Sunday, September 21, 2025

Jeffrey Gibson

Anyone who has been reading my Missives for a while knows my interest in the art of Native Americans. Having grown up in the world of Old Masters and European decorative arts, it was quite a transition for me. Because like all things, you cannot have a reasonable opinion until you know something about your subject, and I had no frame of reference for either the art of the Native American or them personally until I spent a lot of time in the Southwest.

As we get older, it gets harder to accept what is new to us, be it technology or art. We must cope with the former but not necessarily the latter. Therefore, it took some time until I could understand and enjoy 20th-century art, and I am still dealing with the issues of 21st-century art. Which brings me to a 21st century Native American artist by the name of Jeffrey Gibson (1972-), Mississippi Choctaw/Cherokee painter and sculptor. He was born in Colorado Springs and grew up in major urban centers in the United States, Germany, and Korea. He received his BFA at the School of the Art Institute in Chicago in 1995 and his MA from the Royal College of Art in London, England in 1998. Since then, he has worked in various places in New York State.


The renowned gallery Hauser & Wirth has represented Gibson since last year in collaboration with his longtime gallery Sikkema Jenkins & Co. They published his biography, credits, and exhibitions, which amount to 24 pages and start in 2005.

I must admit, however, that I first heard of him last year when it was announced that he was chosen to represent the United States at the Venice Biennale becoming the first Indigenous artist to have a solo exhibition at the U.S. Pavilion for this international event.

Gibson with his Hawk Photo Eileen Travell

This multifaceted artist has recently been commissioned to create his first large-scale works cast in bronze, as part of the Metropolitan Museum of Art’s program for the niches on its Fifth Avenue façade.

Photo by Jonah Rosenberg for the New York Times

The Met is calling this an exhibition because of its limited time on view and will end on June 9th. With the title “The Animal That Therefore I Am”, after a book by the French philosopher Jacques Derrida, Gibson’s four sculptures, according to the Museum press release, “explore the metamorphic relationships between all thriving beings and the environment”, in other words, both are continually transformed by one another.
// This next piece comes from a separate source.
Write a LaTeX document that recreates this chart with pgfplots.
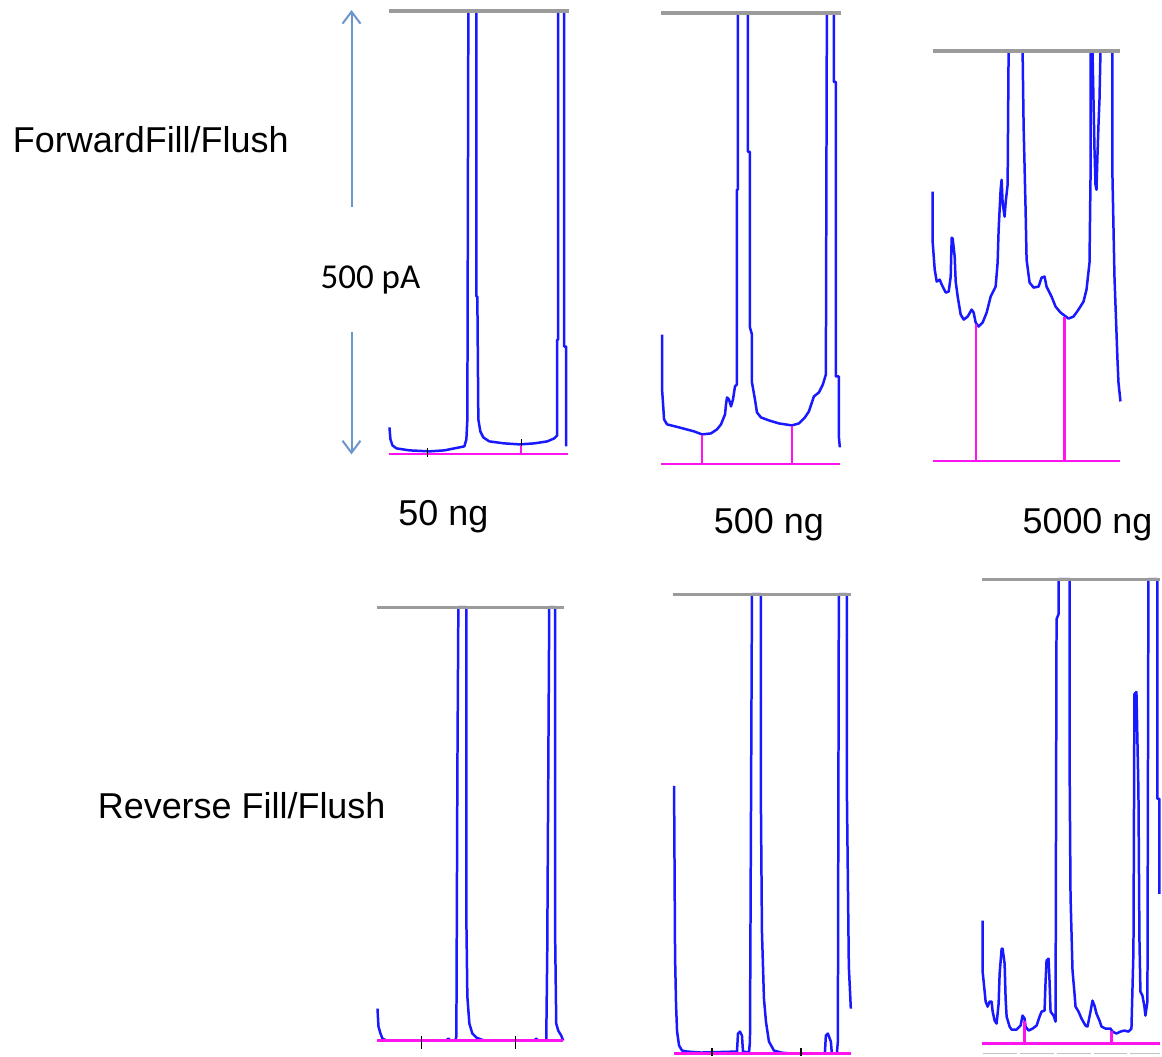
\documentclass[border=0pt]{standalone}
\usepackage{pgfplots}
\pgfplotsset{compat=1.18}
\usepackage{fontspec}
\setmainfont{Liberation Sans}
\newfontfamily\calib{Carlito}
\usetikzlibrary{arrows.meta}
\definecolor{trace}{RGB}{25,25,255}
\definecolor{mag}{RGB}{255,20,240}
\definecolor{gry}{RGB}{155,155,155}
\definecolor{arr}{RGB}{105,150,205}
\begin{document}
\begin{tikzpicture}
\begin{axis}[scale only axis, width=581pt, height=528.5pt,
  xmin=0, xmax=1162, ymin=0, ymax=1057, y dir=reverse,
  hide axis, clip=false,
  tr/.style={trace, line width=1.25pt, mark=none, line join=round},
  mg/.style={mag, line width=1.1pt, mark=none},
  gl/.style={gry, line width=1.6pt, mark=none},
  tk/.style={black, line width=0.7pt, mark=none}]
\path (rel axis cs:0,0) rectangle (rel axis cs:1,1);
% ---------- Panel 1: Forward 50 ng ----------
\addplot[tr] coordinates {(390,428)(391,440)(393,446)(397,449)(410,451)(430,452)(445,451)(455,449)(465,447)(467,440)(468,420)(469,11)(477,11)(477,297)(478,297)(479,420)(481,432)(484,438)(490,442)(505,444)(520,445)(535,444)(548,442)(555,439)(558,436)(558,340)(559,340)(559,11)(565,11)(565,347)(567,347)(567,400)(567,447)};
\addplot[mg] coordinates {(390,455)(569,455)};
\addplot[tk] coordinates {(428,449)(428,458)};
\addplot[tk] coordinates {(522,440)(522,448)};
\addplot[mg] coordinates {(522,447)(522,455)};
\addplot[gl] coordinates {(390,11)(570,11)};
% ---------- Panel 2: Forward 500 ng ----------
\addplot[tr] coordinates {(663,335)(663,390)(665,420)(668,425)(680,428)(695,432)(703,435)(712,434)(718,430)(722,425)(726,415)(727,405)(728,398)(730,400)(732,407)(734,400)(736,387)(738,385)(738,190)(739,190)(739,13)(749,13)(749,152)(751,152)(751,328)(753,335)(753,383)(756,400)(758,413)(762,418)(770,421)(780,424)(793,426)(800,424)(806,418)(810,412)(815,397)(820,393)(824,385)(827,375)(828,13)(835,13)(835,82)(837,82)(837,377)(840,377)(840,437)(841,448)};
\addplot[mg] coordinates {(662,465)(841,465)};
\addplot[mg] coordinates {(703,465)(703,436)};
\addplot[mg] coordinates {(793,465)(793,427)};
\addplot[gl] coordinates {(662,13)(842,13)};
% ---------- Panel 3: Forward 5000 ng ----------
\addplot[tr] coordinates {(934,192)(934,243)(936,270)(938,282)(941,280)(943,285)(947,293)(950,292)(952,277)(953,238)(954,239)(956,257)(957,282)(959,297)(962,315)(965,320)(969,317)(973,310)(975,313)(977,323)(980,327)(984,323)(988,313)(992,297)(997,287)(999,263)(1000,230)(1002,190)(1003,180)(1004,203)(1006,217)(1007,203)(1009,185)(1010,51)(1024,51)(1025,125)(1027,210)(1028,260)(1031,283)(1035,288)(1040,287)(1043,278)(1046,277)(1048,287)(1053,297)(1057,307)(1062,313)(1066,316)(1070,319)(1075,317)(1080,310)(1085,302)(1088,290)(1091,263)(1092,180)(1092,51)(1094,51)(1095,100)(1096,150)(1097,185)(1098,190)(1099,155)(1100,125)(1101,100)(1102,51)(1114,51)(1114,177)(1116,277)(1119,360)(1120,383)(1122,402)};
\addplot[mg] coordinates {(934,462)(1122,462)};
\addplot[mg] coordinates {(977,462)(977,324)};
\addplot[mg] coordinates {(1066,462)(1066,317)};
\addplot[gl] coordinates {(934,51)(1122,51)};
% ---------- Panel 4: Reverse 50 ng ----------
\addplot[tr] coordinates {(378,1010)(379,1028)(381,1035)(383,1040)(387,1042)(447,1042)(449,1040)(451,1042)(456,1042)(457,1038)(458,775)(459,608)(467,608)(467,920)(468,998)(470,1025)(473,1035)(477,1039)(482,1041)(485,1042)(535,1042)(537,1040)(539,1042)(547,1042)(548,953)(550,608)(556,608)(556,945)(557,1025)(559,1032)(562,1037)(564,1042)};
\addplot[mg] coordinates {(378,1042)(564,1042)};
\addplot[tk] coordinates {(422,1037)(422,1050)};
\addplot[tk] coordinates {(516,1037)(516,1050)};
\addplot[gl] coordinates {(378,608)(565,608)};
% ---------- Panel 5: Reverse 500 ng ----------
\addplot[tr] coordinates {(675,787)(676,958)(677,1007)(678,1033)(680,1047)(683,1052)(688,1053)(702,1054)(738,1053)(739,1035)(741,1033)(743,1037)(744,1053)(750,1054)(751,1043)(753,595)(762,595)(762,810)(763,933)(765,1000)(767,1023)(770,1043)(775,1052)(782,1054)(792,1055)(826,1055)(827,1037)(829,1035)(832,1043)(833,1055)(838,1055)(839,1043)(840,595)(848,595)(848,788)(850,968)(852,1010)};
\addplot[mg] coordinates {(675,1055)(852,1055)};
\addplot[tk] coordinates {(713,1049)(713,1057)};
\addplot[tk] coordinates {(802,1049)(802,1057)};
\addplot[gl] coordinates {(674,595)(852,595)};
% ---------- Panel 6: Reverse 5000 ng ----------
\addplot[tr] coordinates {(984,922)(984,973)(986,993)(987,1003)(989,1008)(991,1003)(993,1003)(994,1013)(996,1022)(998,1025)(1000,1005)(1001,975)(1003,950)(1004,950)(1006,965)(1007,1000)(1008,1018)(1011,1028)(1013,1031)(1018,1031)(1022,1027)(1024,1017)(1026,1020)(1027,1028)(1030,1032)(1034,1030)(1038,1027)(1041,1018)(1043,1013)(1046,1012)(1047,983)(1048,962)(1050,960)(1051,983)(1052,1013)(1055,1017)(1057,1023)(1058,620)(1060,615)(1060,580)(1071,580)(1071,757)(1072,897)(1074,972)(1076,995)(1077,1008)(1080,1013)(1083,1020)(1087,1027)(1089,1028)(1092,1013)(1094,1002)(1096,1007)(1098,1015)(1101,1022)(1103,1028)(1107,1030)(1112,1030)(1114,1033)(1118,1035)(1122,1033)(1126,1032)(1130,1033)(1133,1030)(1135,953)(1136,695)(1138,693)(1140,792)(1141,940)(1142,993)(1144,997)(1146,1008)(1147,1017)(1149,1003)(1150,580)(1159,580)(1159,800)(1161,800)(1161,895)};
\addplot[mg] coordinates {(983,1045)(1162,1045)};
\addplot[mg] coordinates {(1026,1045)(1026,1022)};
\addplot[mg] coordinates {(1113,1045)(1113,1032)};
\addplot[gry!60, line width=0.8pt, dash pattern=on 17pt off 1.5pt, mark=none] coordinates {(984,1055)(1162,1055)};
\addplot[gl] coordinates {(983,580)(1162,580)};
% ---------- Arrow ----------
\draw[arr, line width=1pt, -{Straight Barb[length=6pt,width=9pt]}] (axis cs:352,207) -- (axis cs:352,10);
\draw[arr, line width=1pt, -{Straight Barb[length=6pt,width=9pt]}] (axis cs:352,332) -- (axis cs:352,455);
% ---------- Texts ----------
\node[font=\fontsize{18}{20}\selectfont] at (axis cs:151,140) {ForwardFill/Flush};
\node[font=\fontsize{18}{20}\selectfont] at (axis cs:242,807) {Reverse Fill/Flush};
\node[font=\calib\fontsize{17.5}{20}\selectfont] at (axis cs:371,280) {500 pA};
\node[font=\fontsize{18}{20}\selectfont] at (axis cs:444,517) {50 ng};
\node[font=\fontsize{18}{20}\selectfont] at (axis cs:770,525) {500 ng};
\node[font=\fontsize{18}{20}\selectfont] at (axis cs:1089,525) {5000 ng};
\end{axis}
\end{tikzpicture}
\end{document}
Photo by Isa Farfen for Hyperallergic

In 2015 Gibson started to assemble ancestral spirit figures of beadwork, textiles, and paint. His challenge for the Met commission was to translate his delicate structures into bronze weatherproof sculpture without losing their essence. Here is a photo by the artist from 2015 called, “Can’t Take My Eyes Off of You,” an ancestral spirit figure made from glazed ceramic and repurposed tipi pole, artificial sinew and copper jingles.


Each ten-foot bronze sculpture takes the form of an animal indigenous to the region; a hawk, a squirrel, a cayote and a deer, animals he has encountered where he lives in the Hudson River Valley and in the City’s Central Park. I was surprised to learn that you can find hawks in Central Park because all I remember are pigeons and squirrels! Here in the Southwest one can experience all four in a single week.

Photo by Eugenia Burnett Tinsley
for the Metropolitan Museum

We like to pigeonhole everything, and it used to be argued that the Met should only have old art because there are modern art museums. By the same token, there is an element of surprise for museum goers in seeing indigenous artists presented outside an ethnographic context. To my mind art is art and categorizing original artistic creation as Black art, Jewish art or Indigenous art does an injustice to the artists and their work. I believe you should react directly to a work of art and only then deepen your understanding with information on the background of the artist.